After a recent catch up with Microsoft, and in light of the recent retirement of its founder, I thought that it may be worth reflecting on what role Microsoft are likely to play in the future of the Internet TV industry.
In general, the company seems to be leaning toward the enterprise and appears to see the move of applications away from the desktop to the server as a done deal. However, their approach and pricing for this market - especially for their excellent database products - remains restrictive. Aaded to this is the fact that the media sector is a very thin slice on their revenue pie chart, so has never really commanded enough attention.
Silverlight seems to have been a success and the Expressions Encoder, which replaced Windows Media Encoder, is a very, very impressive application, although restricted to the VCV1 codec. However, video players developed in Silverlight, such as those from Narrowstep, seems incredibly slow to load and have problems on pre-Intel Macs.
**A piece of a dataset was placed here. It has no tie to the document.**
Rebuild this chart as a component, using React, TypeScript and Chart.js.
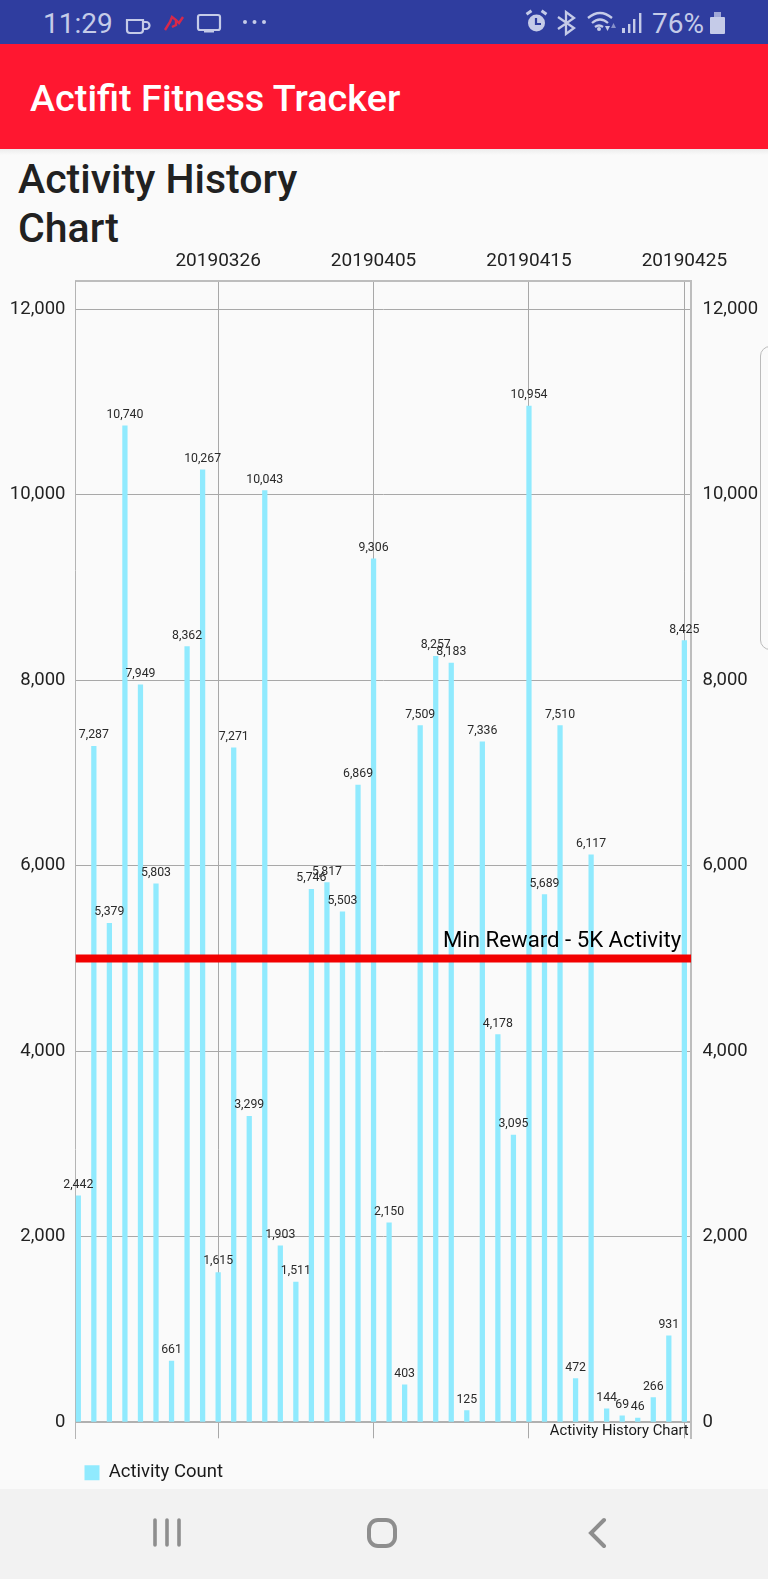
import React, { useEffect, useRef } from "react";
import { Chart, registerables } from "chart.js";

Chart.register(...registerables);

const dates = [
  "20190317","20190318","20190319","20190320","20190321","20190322","20190323","20190324","20190325","20190326",
  "20190327","20190328","20190329","20190330","20190331","20190401","20190402","20190403","20190404","20190405",
  "20190406","20190407","20190408","20190409","20190410","20190411","20190412","20190413","20190414","20190415",
  "20190416","20190417","20190418","20190419","20190420","20190421","20190422","20190423","20190424","20190425",
];
const activity = [
  2442,7287,5379,10740,7949,5803,661,8362,10267,1615,
  7271,3299,10043,1903,1511,5746,5817,5503,6869,9306,
  2150,403,7509,8257,8183,125,7336,4178,3095,10954,
  5689,7510,472,6117,144,69,46,266,931,8425,
];
const xTickIndexes = [9, 19, 29, 39];
const yTicks = [0, 2000, 4000, 6000, 8000, 10000, 12000];
const rewardLimit = 5000;
const rewardLabel = "Min Reward - 5K Activity";
const seriesName = "Activity Count";
const chartDescription = "Activity History Chart";

const X_MIN = -0.18;
const X_MAX = 39.44;
const Y_MIN = -172.5;
const Y_MAX = 12302;
const FONT = "Roboto";
const BAR = "#90EAFE";

const overlay = {
  id: "overlay",
  afterDatasetsDraw(chart: any) {
    const { ctx, chartArea, scales } = chart;
    ctx.save();
    const meta = chart.getDatasetMeta(0);
    ctx.font = `12.3px ${FONT}`;
    ctx.fillStyle = "#2a2a2a";
    ctx.textAlign = "center";
    ctx.textBaseline = "alphabetic";
    meta.data.forEach((el: any, i: number) => {
      ctx.fillText(activity[i].toLocaleString("en-US"), el.x, el.y - 8);
    });
    ctx.font = `22.2px ${FONT}`;
    ctx.fillStyle = "#000";
    ctx.textAlign = "right";
    ctx.fillText(rewardLabel, chartArea.right - 10, scales.y.getPixelForValue(rewardLimit) - 11);
    ctx.font = `14.8px ${FONT}`;
    ctx.fillStyle = "#1a1a1a";
    ctx.fillText(chartDescription, chartArea.right - 2.5, chartArea.bottom - 3.5);
    ctx.restore();
  },
};

function NavAndStatus() {
  const ic = "#C5CBE8";
  const bar = "#2F3D9F";
  return (
    <>
      <div style={{ position: "absolute", left: 0, top: 0, width: 768, height: 44, background: bar }}>
        <span style={{ position: "absolute", left: 43, top: 6, fontFamily: FONT, fontSize: 28, color: ic, lineHeight: "36px" }}>11:29</span>
        <svg width="768" height="44" style={{ position: "absolute", left: 0, top: 0 }}>
          <g fill="none" stroke={ic} strokeWidth="2.2">
            <path d="M127 20 h16 v10 a3 3 0 0 1 -3 3 h-10 a3 3 0 0 1 -3 -3 z" />
            <path d="M143 22 h3 a3 3 0 0 1 0 7 h-3" />
            <rect x="198" y="15" width="22" height="15" rx="2" />
          </g>
          <rect x="204" y="30" width="10" height="2.5" fill={ic} />
          <path d="M165 30 L170 22 L172 17 L176 20 L176 25 L172 27 M176 20 L179 23 L183 17" stroke="#D8284A" strokeWidth="2.4" fill="none" />
          <g fill={ic}>
            <circle cx="245" cy="22" r="2" /><circle cx="254.5" cy="22" r="2" /><circle cx="264" cy="22" r="2" />
            <circle cx="536.5" cy="23" r="8.5" />
            <rect x="526" y="11" width="6" height="3" transform="rotate(-35 529 12.5)" />
            <rect x="541" y="11" width="6" height="3" transform="rotate(35 544 12.5)" />
            <rect x="710" y="17" width="15" height="17" rx="1" />
            <rect x="714" y="12" width="7" height="5" opacity="0.75" />
            <rect x="622" y="28" width="3" height="5" /><rect x="628" y="24" width="2.4" height="9" />
            <rect x="633" y="19" width="2.4" height="14" /><rect x="639" y="13" width="2.4" height="20" />
            <circle cx="599" cy="29" r="2" />
            <path d="M605 26 h5 l-2.5 5 z" /><path d="M611 28 h5 l-2.5 -5 z" opacity="0.6" />
          </g>
          <path d="M536 18 V24 H541" stroke={bar} strokeWidth="2.2" fill="none" />
          <g fill="none" stroke={ic} strokeWidth="2.3">
            <path d="M558 17 L574 28 L566 34 V12 L574 18 L558 29" />
            <path d="M588 18 Q600 8 612 18 M592 23 Q600 16 608 23 M595 27 Q599 24 603 27" />
          </g>
        </svg>
        <span style={{ position: "absolute", left: 652, top: 6, fontFamily: FONT, fontSize: 28, color: ic, lineHeight: "36px" }}>76%</span>
      </div>
      <div style={{ position: "absolute", left: 0, top: 1489, width: 768, height: 90, background: "#F2F2F2" }}>
        <svg width="768" height="90">
          <g fill="none" stroke="#8E8E8E" strokeWidth="3.6" strokeLinecap="round">
            <path d="M155 31 V56 M167 31 V56 M179 31 V56" />
            <rect x="369" y="31" width="26" height="26" rx="9" strokeWidth="4" />
            <path d="M604 31 L591 44 L604 57" strokeWidth="4" />
          </g>
        </svg>
      </div>
    </>
  );
}

export default function App() {
  const ref = useRef<HTMLCanvasElement>(null);
  useEffect(() => {
    const yCommon = {
      min: Y_MIN,
      max: Y_MAX,
      afterBuildTicks: (s: any) => {
        s.ticks = yTicks.map((value) => ({ value }));
      },
    };
    const tickFont = { family: FONT, size: 18.5 };
    const chart = new Chart(ref.current!, {
      type: "bar",
      data: {
        datasets: [
          {
            label: seriesName,
            data: activity.map((y, x) => ({ x, y })),
            backgroundColor: BAR,
            borderWidth: 0,
            barThickness: 4.6,
            order: 2,
          } as any,
          {
            type: "line",
            label: "limit",
            data: [
              { x: X_MIN, y: rewardLimit },
              { x: X_MAX, y: rewardLimit },
            ],
            borderColor: "#F20000",
            borderWidth: 8,
            pointRadius: 0,
            order: 1,
          } as any,
        ],
      },
      plugins: [overlay],
      options: {
        animation: false,
        responsive: false,
        devicePixelRatio: 1,
        layout: { padding: 0 },
        plugins: {
          tooltip: { enabled: false },
          title: { display: false },
          legend: {
            display: true,
            position: "bottom",
            align: "start",
            fullSize: false,
            title: { display: true, text: " ", font: { size: 1 }, padding: { top: 15, bottom: 0 } },
            labels: {
              boxWidth: 15,
              boxHeight: 15,
              padding: 9,
              color: "#1a1a1a",
              font: { family: FONT, size: 18.5 },
              filter: (item: any) => item.text === seriesName,
            },
          },
        },
        scales: {
          x: {
            type: "linear",
            position: "top",
            offset: false,
            min: X_MIN,
            max: X_MAX,
            afterBuildTicks: (s: any) => {
              s.ticks = xTickIndexes.map((value) => ({ value }));
            },
            afterFit: (s: any) => {
              s.height = 41;
            },
            grid: { color: "#A8A8A8", lineWidth: 1, drawTicks: false, offset: false },
            border: { display: true, color: "#BDBDBD", width: 2 },
            ticks: {
              autoSkip: false,
              maxRotation: 0,
              padding: 8,
              color: "#222",
              font: { family: FONT, size: 19 },
              callback: (v: any) => dates[v as number],
            },
          },
          y: {
            ...yCommon,
            position: "left",
            afterFit: (s: any) => {
              s.width = 75.5;
            },
            grid: {
              color: (c: any) => (c.tick && c.tick.value === 0 ? "#B0B0B0" : "#A8A8A8"),
              lineWidth: (c: any) => (c.tick && c.tick.value === 0 ? 2 : 1),
              drawTicks: false,
            },
            border: { display: true, color: "#B4B4B4", width: 1 },
            ticks: {
              padding: 10,
              color: "#222",
              font: tickFont,
              callback: (v: any) => Number(v).toLocaleString("en-US"),
            },
          },
          y2: {
            ...yCommon,
            position: "right",
            afterFit: (s: any) => {
              s.width = 76.8;
            },
            grid: { drawOnChartArea: false, drawTicks: false },
            border: { display: true, color: "#BDBDBD", width: 2 },
            ticks: {
              padding: 11.3,
              color: "#222",
              font: tickFont,
              callback: (v: any) => Number(v).toLocaleString("en-US"),
            },
          },
        },
      } as any,
    });
    return () => chart.destroy();
  }, []);

  return (
    <div style={{ position: "absolute", left: 0, top: 0, width: 768, height: 1579, background: "#FAFAFA", overflow: "hidden", fontFamily: FONT }}>
      <NavAndStatus />
      <div style={{ position: "absolute", left: 0, top: 44, width: 768, height: 105, background: "#FF1730" }}>
        <span style={{ position: "absolute", left: 30, top: 29, fontSize: 37.8, fontWeight: 500, color: "#FFF", lineHeight: "50px" }}>Actifit Fitness Tracker</span>
      </div>
      <div style={{ position: "absolute", left: 0, top: 149, width: 768, height: 6, background: "linear-gradient(#ECECEC,#FAFAFA)" }} />
      <div style={{ position: "absolute", left: 18, top: 155, width: 330, fontSize: 41, fontWeight: 500, lineHeight: "48.5px", color: "#212121" }}>Activity History Chart</div>
      <div style={{ position: "absolute", left: 760, top: 346, width: 20, height: 304, border: "1.5px solid #BBB", borderRadius: 10, boxSizing: "border-box" }} />
      <canvas ref={ref} width={768} height={1252} style={{ position: "absolute", left: 0, top: 240, width: 768, height: 1252 }} />
    </div>
  );
}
Adobe's Flash technology is proving to be ubiquitous and even powers the video on MSN - an admission of defeat if ever there was one.
Microsoft's DRM remains the only real option on the market - I've yet to see really successful implementation of rival solutions such as WideVine on any scale. This is a real strength that the company does not seem to leverage.
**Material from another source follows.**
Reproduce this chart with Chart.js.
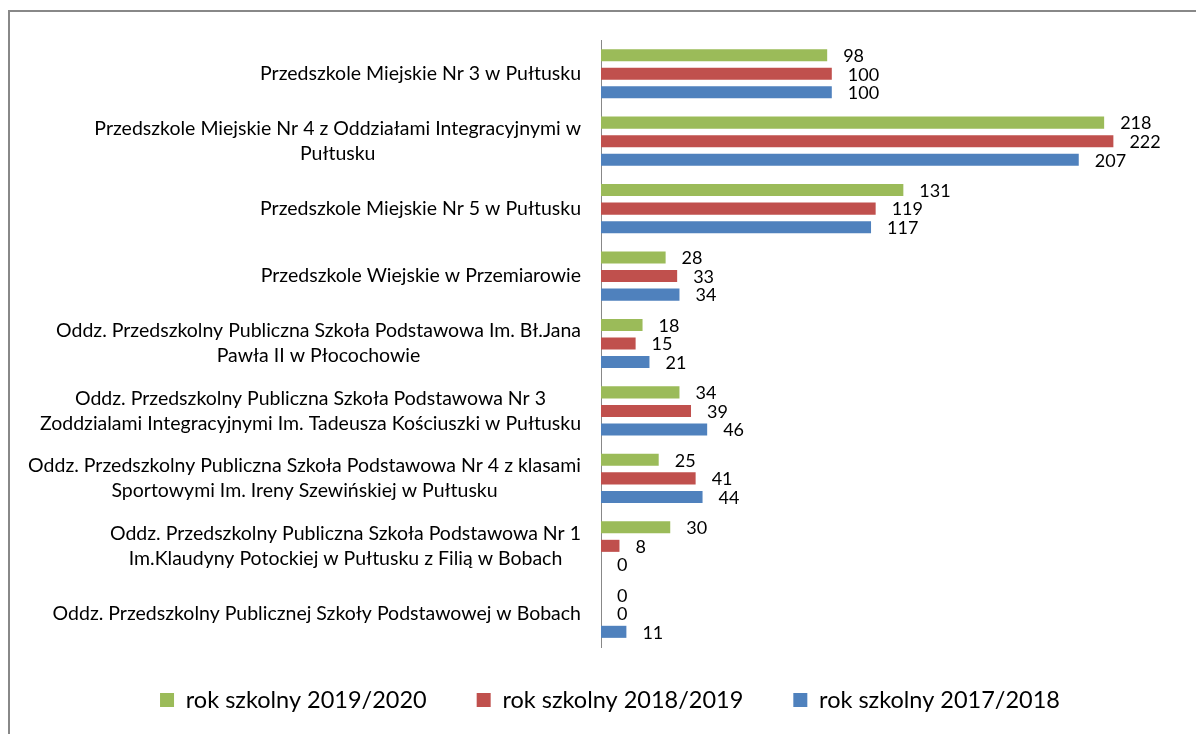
<!DOCTYPE html>
<html>
<head>
<meta charset="utf-8">
<script src="https://cdn.jsdelivr.net/npm/chart.js@4.4.0/dist/chart.umd.min.js"></script>
<style>
html,body{margin:0;padding:0;background:#fff;}
#wrap{position:absolute;left:0;top:0;width:1196px;height:734px;}
</style>
</head>
<body>
<div id="wrap"><canvas id="c" width="1196" height="734"></canvas></div>
<script>
const categories = [
  "Przedszkole Miejskie Nr 3 w Pułtusku",
  ["Przedszkole Miejskie Nr 4 z Oddziałami Integracyjnymi w", "Pułtusku"],
  "Przedszkole Miejskie Nr 5 w Pułtusku",
  "Przedszkole Wiejskie w Przemiarowie",
  ["Oddz. Przedszkolny Publiczna Szkoła Podstawowa Im. Bł.Jana", "Pawła II w Płocochowie"],
  ["Oddz. Przedszkolny Publiczna Szkoła Podstawowa Nr 3", "Zoddzialami Integracyjnymi Im. Tadeusza Kościuszki w Pułtusku"],
  ["Oddz. Przedszkolny Publiczna Szkoła Podstawowa Nr 4 z klasami", "Sportowymi Im. Ireny Szewińskiej w Pułtusku"],
  ["Oddz. Przedszkolny Publiczna Szkoła Podstawowa Nr 1", "Im.Klaudyny Potockiej w Pułtusku z Filią w Bobach"],
  "Oddz. Przedszkolny Publicznej Szkoły Podstawowej w Bobach"
];
const seriesNames = ["rok szkolny 2019/2020", "rok szkolny 2018/2019", "rok szkolny 2017/2018"];
const values2019_2020 = [98, 218, 131, 28, 18, 34, 25, 30, 0];
const values2018_2019 = [100, 222, 119, 33, 15, 39, 41, 8, 0];
const values2017_2018 = [100, 207, 117, 34, 21, 46, 44, 0, 11];
const colors = ["#9BBB59", "#C0504D", "#4F81BD"];

const FONT = "Lato";
const LABEL_SIZE = 19.5;
const LABEL_LINE = 25;
const VALUE_SIZE = 18;
const PAD_LEFT = 42;

const frame = {
  id: 'frame',
  beforeDraw(chart) {
    const ctx = chart.ctx;
    ctx.save();
    ctx.fillStyle = '#fff';
    ctx.fillRect(0, 0, chart.width, chart.height);
    ctx.fillStyle = '#888888';
    ctx.fillRect(8, 10, chart.width - 8, 2);
    ctx.fillRect(8, 10, 2, chart.height - 10);
    ctx.restore();
  }
};

const catLabels = {
  id: 'catLabels',
  afterDraw(chart) {
    const ctx = chart.ctx;
    const y = chart.scales.y;
    const right = chart.chartArea.left - 20;
    ctx.save();
    ctx.font = LABEL_SIZE + "px " + FONT;
    ctx.fillStyle = '#000';
    ctx.textBaseline = 'middle';
    ctx.textAlign = 'center';
    categories.forEach((lab, i) => {
      const lines = Array.isArray(lab) ? lab : [lab];
      const w = Math.max(...lines.map(l => ctx.measureText(l).width));
      const cx = right - w / 2;
      const cy = y.getPixelForValue(i);
      const y0 = cy - (lines.length - 1) * LABEL_LINE / 2;
      lines.forEach((l, k) => ctx.fillText(l, cx, y0 + k * LABEL_LINE));
    });
    ctx.restore();
  }
};

const valueLabels = {
  id: 'valueLabels',
  afterDatasetsDraw(chart) {
    const ctx = chart.ctx;
    ctx.save();
    ctx.font = VALUE_SIZE + "px " + FONT;
    ctx.fillStyle = '#000';
    ctx.textBaseline = 'middle';
    ctx.textAlign = 'left';
    chart.data.datasets.forEach((ds, di) => {
      const meta = chart.getDatasetMeta(di);
      meta.data.forEach((el, i) => {
        ctx.fillText(String(ds.data[i]), el.x + 16, el.y + 1);
      });
    });
    ctx.restore();
  }
};

new Chart(document.getElementById('c'), {
  type: 'bar',
  data: {
    labels: categories,
    datasets: [
      { label: seriesNames[0], data: values2019_2020, backgroundColor: colors[0] },
      { label: seriesNames[1], data: values2018_2019, backgroundColor: colors[1] },
      { label: seriesNames[2], data: values2017_2018, backgroundColor: colors[2] }
    ]
  },
  options: {
    indexAxis: 'y',
    responsive: false,
    animation: false,
    devicePixelRatio: 1,
    categoryPercentage: 0.825,
    barPercentage: 0.65,
    layout: { padding: { left: PAD_LEFT, right: 18, top: 40, bottom: 12.25 } },
    scales: {
      x: { display: false, min: 0, max: 250 },
      y: {
        ticks: { display: false },
        grid: { display: false, drawTicks: false },
        border: { display: true, color: '#888888', width: 1 },
        afterFit(scale) { scale.width = 601 - PAD_LEFT; }
      }
    },
    plugins: {
      legend: {
        position: 'bottom',
        title: { display: true, text: '', font: { size: 10, lineHeight: 1 }, padding: { top: -18.75, bottom: 0 } },
        labels: {
          boxWidth: 14, boxHeight: 14, padding: 50,
          color: '#000',
          font: { family: FONT, size: 23.5 }
        }
      },
      tooltip: { enabled: false }
    }
  },
  plugins: [frame, catLabels, valueLabels]
});
</script>
</body>
</html>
Microsoft IPTV has been less of a success and I've heard nothing but horror stories about its implementation including the first customer, Swisscom's decision to quietly drop the technology.
On the desktop Windows Media Centre Edition was a real let down. It was difficult to develop for and even more difficult for users to set up. Most people who bought computers with this OS just ignored the EPG interface and this has continued with its integration into Vista.
There's little doubt that Microsoft has figured out that it will not be able to charge top dollar for its products forever in a world where things are increasingly free or advertising driven. This is why they have persevered with the millstone that is MSN and bought Accipiter and their Atlas online ad system.
Now, this is where things begin to unravel. Microsoft is never going to catch up or even compete with Google in this space, even teaming up with Yahoo! would not have brought them the clout they required and would have turned them into something they will never be - a media company.
The reality is, Microsoft are going to become increasingly dependant, as many, many major corporations are, on Google for their future.